Océane : Justement, un des objectifs de la recherche-intervention, c’est de résoudre des problèmes concrets. En tant que médiateur, comment tu considères cet aspect du projet ?

Christophe : Il faut essayer de comprendre les dynamiques et réseaux agroécologiques qui fonctionnent déjà, sans la recherche. Et ensuite, il faut chercher à optimiser ces dynamiques, en dialoguant avec les structures. Il faut pouvoir offrir des expertises techniques et organisationnelles pour accroître les impacts sur le territoire de ces dynamiques. Je parle par exemple de l’AP2A, de l’APECA, de l’APAGWA, du GIE Sud Basse-Terre, de SYAPROVAG, du BTSG… Ce sont des organisations qui sont dans des démarches agroécologiques, qui fédèrent déjà, mais qui rencontrent des difficultés de plusieurs ordres. C’est à ces sujets que la recherche pourrait s’intéresser quand elle participe avec les acteurs à la construction de l’agroécologie guadeloupéenne. C’est ça la co-innovation pour moi. La limite, c’est qu’on ne peut pas aller voir tous les groupements, ni tous les agriculteurs un par un. Il faut choisir la bonne échelle et ne pas être confondu avec une organisation technique.
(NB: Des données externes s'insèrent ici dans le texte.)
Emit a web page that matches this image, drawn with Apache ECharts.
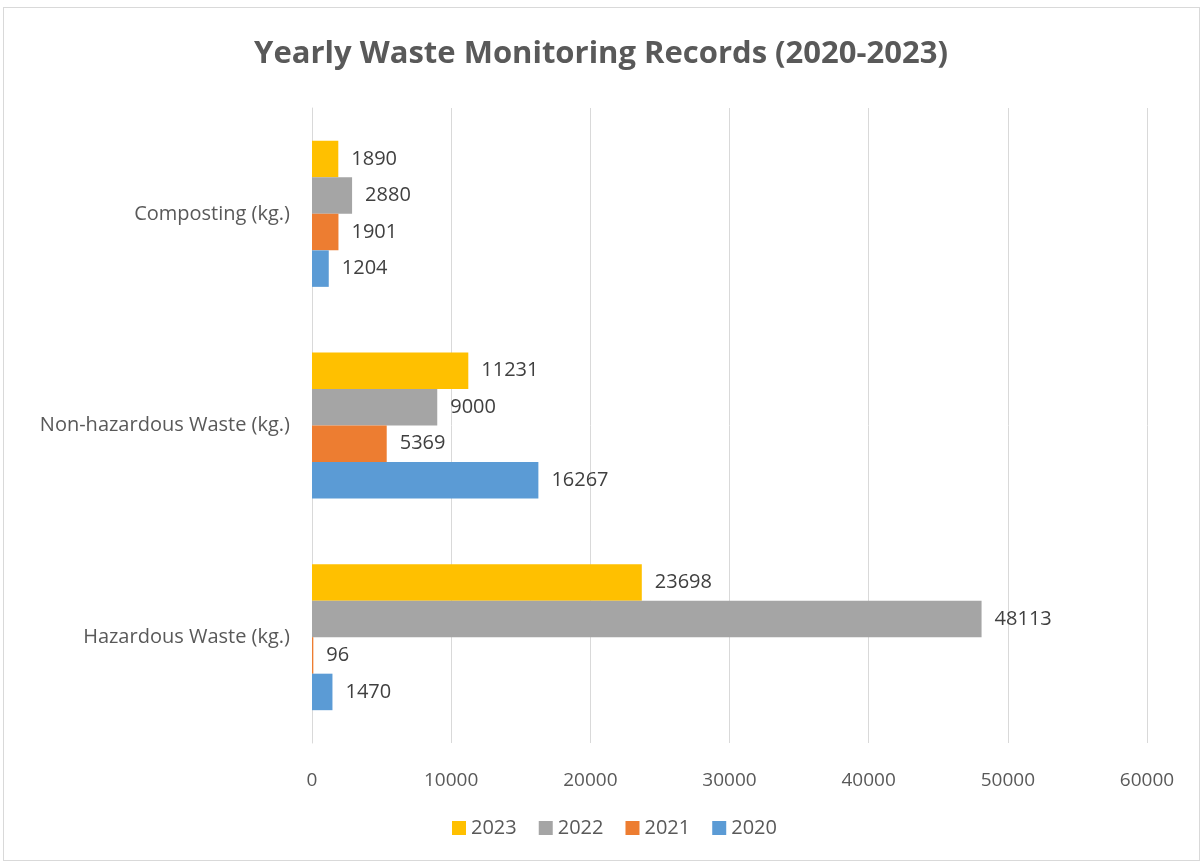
<!DOCTYPE html>
<html>
<head>
<meta charset="utf-8">
<script src="https://cdn.jsdelivr.net/npm/echarts@6/dist/echarts.min.js"></script>
<style>
  html, body { margin: 0; padding: 0; background: #fff; }
  #frame { position: absolute; left: 3px; top: 7px; width: 1197px; height: 854px; border: 1px solid #d9d9d9; box-sizing: border-box; }
  #chart { position: absolute; left: 0; top: 0; width: 1202px; height: 863px; }
</style>
</head>
<body>
<div id="frame"></div>
<div id="chart"></div>
<script>
// categories, bottom to top
const categories = ['Hazardous Waste (kg.)', 'Non-hazardous Waste (kg.)', 'Composting (kg.)'];
const years = ['2023', '2022', '2021', '2020'];
const values2023 = [23698, 11231, 1890];
const values2022 = [48113, 9000, 2880];
const values2021 = [96, 5369, 1901];
const values2020 = [1470, 16267, 1204];
const colors = ['#ffc000', '#a5a5a5', '#ed7d31', '#5b9bd5'];

const chart = echarts.init(document.getElementById('chart'));
const fontFamily = '"Open Sans", "Noto Sans", sans-serif';

function makeSeries(name, data, color) {
  return {
    name: name,
    type: 'bar',
    data: data,
    barGap: '0%',
    barCategoryGap: '31%',
    itemStyle: { color: color },
    label: {
      show: true,
      position: 'right',
      distance: 13,
      color: '#404040',
      fontSize: 20,
      fontFamily: fontFamily
    }
  };
}

// first series sits on top of each group, so 2023 goes first
chart.setOption({
  animation: false,
  title: {
    text: 'Yearly Waste Monitoring Records (2020-2023)',
    left: 'center',
    top: 34,
    textStyle: { color: '#595959', fontSize: 31, fontWeight: 'bold', fontFamily: fontFamily }
  },
  legend: {
    data: years,
    bottom: 20,
    left: 447,
    itemWidth: 14,
    itemHeight: 14,
    itemGap: 22,
    itemStyle: { borderWidth: 0 },
    icon: 'rect',
    textStyle: { color: '#595959', fontSize: 20, fontFamily: fontFamily }
  },
  grid: { left: 312, right: 55, top: 108, bottom: 120 },
  xAxis: {
    type: 'value',
    min: 0,
    max: 60000,
    interval: 10000,
    axisLine: { show: false },
    axisTick: { show: false },
    splitLine: { lineStyle: { color: '#d9d9d9', width: 1 } },
    axisLabel: {
      color: '#595959',
      fontSize: 19,
      margin: 28,
      fontFamily: fontFamily,
      formatter: function (v) { return String(v); }
    }
  },
  yAxis: {
    type: 'category',
    data: categories,
    axisLine: { show: true, lineStyle: { color: '#d9d9d9' } },
    axisTick: { show: false },
    axisLabel: { color: '#595959', fontSize: 20, margin: 22, fontFamily: fontFamily }
  },
  series: [
    makeSeries(years[0], values2023, colors[0]),
    makeSeries(years[1], values2022, colors[1]),
    makeSeries(years[2], values2021, colors[2]),
    makeSeries(years[3], values2020, colors[3])
  ]
});
</script>
</body>
</html>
L’agroécologie a besoin de multiples chefs d’orchestre

Christophe estime que créer des liens entre différents acteurs permettra de soutenir les transitions agroécologiques, déjà en cours, sur l’île.

Océane : Tu évoques des associations d’agriculteurs guadeloupéennes. Mais toi aussi, tu es Président d’une association, non ?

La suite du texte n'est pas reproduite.